WORK TO BE COMPLETED =
Pick out all lines in the listing holding the string "this" and copy them.

DATA PROVIDED =

——

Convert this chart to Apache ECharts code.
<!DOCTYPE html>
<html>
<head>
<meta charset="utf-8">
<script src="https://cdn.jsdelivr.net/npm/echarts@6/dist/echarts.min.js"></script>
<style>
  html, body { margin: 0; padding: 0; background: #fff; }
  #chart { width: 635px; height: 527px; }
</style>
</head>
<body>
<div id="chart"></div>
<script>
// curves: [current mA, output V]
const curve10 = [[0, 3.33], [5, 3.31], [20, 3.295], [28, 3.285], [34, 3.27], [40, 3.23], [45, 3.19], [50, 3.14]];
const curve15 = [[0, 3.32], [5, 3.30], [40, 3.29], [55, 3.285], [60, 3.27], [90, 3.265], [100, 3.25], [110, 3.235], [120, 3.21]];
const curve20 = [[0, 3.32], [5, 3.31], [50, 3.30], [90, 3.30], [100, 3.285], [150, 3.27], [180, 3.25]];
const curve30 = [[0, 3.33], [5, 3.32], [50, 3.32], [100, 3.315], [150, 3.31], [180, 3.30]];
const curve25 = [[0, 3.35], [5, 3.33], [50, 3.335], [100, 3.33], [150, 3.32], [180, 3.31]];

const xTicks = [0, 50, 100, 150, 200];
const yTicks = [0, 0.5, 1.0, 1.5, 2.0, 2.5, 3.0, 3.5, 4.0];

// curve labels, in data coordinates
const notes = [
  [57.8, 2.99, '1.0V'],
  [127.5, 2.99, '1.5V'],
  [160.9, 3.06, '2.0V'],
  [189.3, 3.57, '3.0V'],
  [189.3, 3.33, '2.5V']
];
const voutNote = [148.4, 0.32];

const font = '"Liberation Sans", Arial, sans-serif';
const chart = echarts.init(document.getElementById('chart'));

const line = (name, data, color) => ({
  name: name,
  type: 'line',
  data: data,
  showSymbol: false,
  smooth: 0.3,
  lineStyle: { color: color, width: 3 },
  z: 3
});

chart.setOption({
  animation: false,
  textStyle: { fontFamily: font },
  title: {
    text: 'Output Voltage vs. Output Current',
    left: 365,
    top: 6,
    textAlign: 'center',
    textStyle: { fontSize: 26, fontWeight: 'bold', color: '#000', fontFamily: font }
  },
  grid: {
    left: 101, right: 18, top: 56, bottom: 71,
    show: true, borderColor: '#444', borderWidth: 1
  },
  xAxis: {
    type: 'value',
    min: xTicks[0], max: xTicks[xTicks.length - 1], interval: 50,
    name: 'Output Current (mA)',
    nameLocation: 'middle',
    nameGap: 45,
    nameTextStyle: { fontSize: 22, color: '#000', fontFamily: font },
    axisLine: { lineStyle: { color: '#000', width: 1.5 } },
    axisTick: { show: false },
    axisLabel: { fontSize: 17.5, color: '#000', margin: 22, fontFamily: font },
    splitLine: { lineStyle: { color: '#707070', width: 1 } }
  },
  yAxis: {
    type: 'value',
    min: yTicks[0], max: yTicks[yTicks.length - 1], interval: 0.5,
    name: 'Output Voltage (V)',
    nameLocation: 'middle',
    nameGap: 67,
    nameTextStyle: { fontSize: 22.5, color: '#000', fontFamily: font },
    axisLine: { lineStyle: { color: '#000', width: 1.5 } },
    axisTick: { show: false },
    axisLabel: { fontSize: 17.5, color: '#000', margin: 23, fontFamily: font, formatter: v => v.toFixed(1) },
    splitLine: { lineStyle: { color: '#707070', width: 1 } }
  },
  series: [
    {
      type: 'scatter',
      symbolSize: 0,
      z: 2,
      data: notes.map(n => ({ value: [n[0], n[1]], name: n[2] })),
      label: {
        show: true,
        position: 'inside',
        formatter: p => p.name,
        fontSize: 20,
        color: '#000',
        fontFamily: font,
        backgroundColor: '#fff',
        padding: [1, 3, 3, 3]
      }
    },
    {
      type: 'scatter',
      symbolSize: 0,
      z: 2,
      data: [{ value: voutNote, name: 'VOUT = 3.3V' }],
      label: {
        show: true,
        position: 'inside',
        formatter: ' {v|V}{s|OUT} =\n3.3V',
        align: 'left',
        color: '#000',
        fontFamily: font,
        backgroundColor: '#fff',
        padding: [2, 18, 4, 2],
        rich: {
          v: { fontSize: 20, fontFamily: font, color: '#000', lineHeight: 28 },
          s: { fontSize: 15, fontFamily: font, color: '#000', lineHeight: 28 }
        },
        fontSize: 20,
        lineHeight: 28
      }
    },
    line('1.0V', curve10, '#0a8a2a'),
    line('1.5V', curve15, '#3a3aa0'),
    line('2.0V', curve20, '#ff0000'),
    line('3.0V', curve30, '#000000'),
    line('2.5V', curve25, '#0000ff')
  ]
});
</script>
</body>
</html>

——

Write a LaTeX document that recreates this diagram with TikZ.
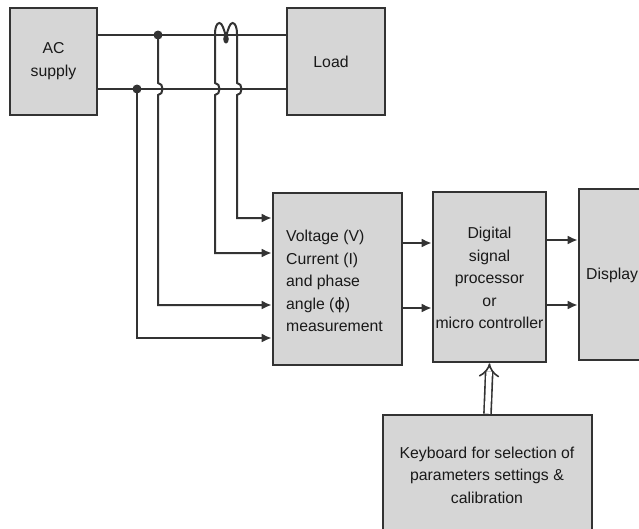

——

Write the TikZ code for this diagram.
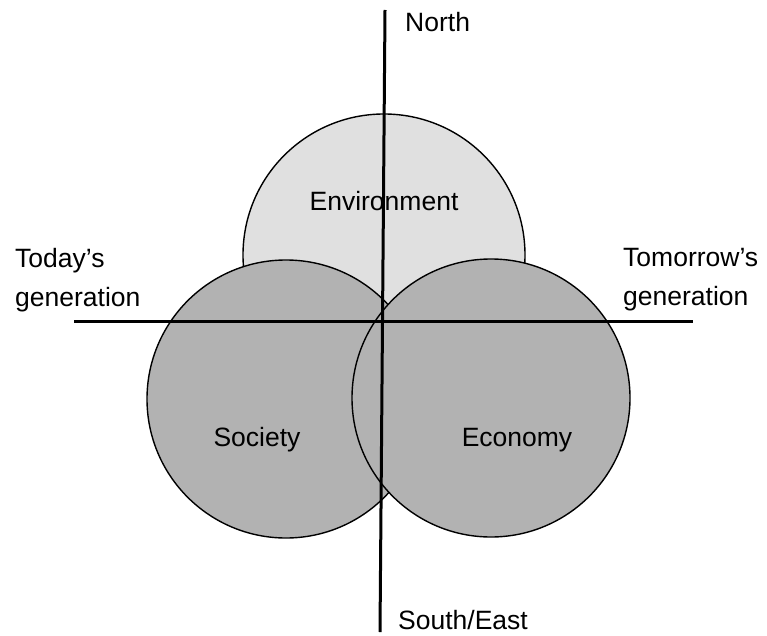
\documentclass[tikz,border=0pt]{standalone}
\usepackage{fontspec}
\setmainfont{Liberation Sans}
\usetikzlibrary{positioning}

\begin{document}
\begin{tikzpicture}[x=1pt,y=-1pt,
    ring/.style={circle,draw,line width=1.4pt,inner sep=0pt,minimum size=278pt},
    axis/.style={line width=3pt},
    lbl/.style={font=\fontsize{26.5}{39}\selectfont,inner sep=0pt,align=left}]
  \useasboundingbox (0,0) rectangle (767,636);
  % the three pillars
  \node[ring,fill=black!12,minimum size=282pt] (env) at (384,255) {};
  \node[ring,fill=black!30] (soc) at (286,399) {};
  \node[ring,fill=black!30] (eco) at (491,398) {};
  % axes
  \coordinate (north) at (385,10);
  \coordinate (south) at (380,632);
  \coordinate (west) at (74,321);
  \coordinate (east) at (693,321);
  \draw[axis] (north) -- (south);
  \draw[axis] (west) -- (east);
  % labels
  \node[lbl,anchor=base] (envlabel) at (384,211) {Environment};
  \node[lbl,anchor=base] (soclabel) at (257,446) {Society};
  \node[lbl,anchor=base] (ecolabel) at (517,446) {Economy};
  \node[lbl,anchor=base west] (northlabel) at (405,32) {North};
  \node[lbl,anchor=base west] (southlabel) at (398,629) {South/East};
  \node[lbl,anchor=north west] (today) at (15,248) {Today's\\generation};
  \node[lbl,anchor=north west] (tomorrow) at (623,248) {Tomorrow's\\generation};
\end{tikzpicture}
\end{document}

——

COMPLETED TASK =
Convert this chart to Apache ECharts code.
Write a LaTeX document that recreates this diagram with TikZ.
Write the TikZ code for this diagram.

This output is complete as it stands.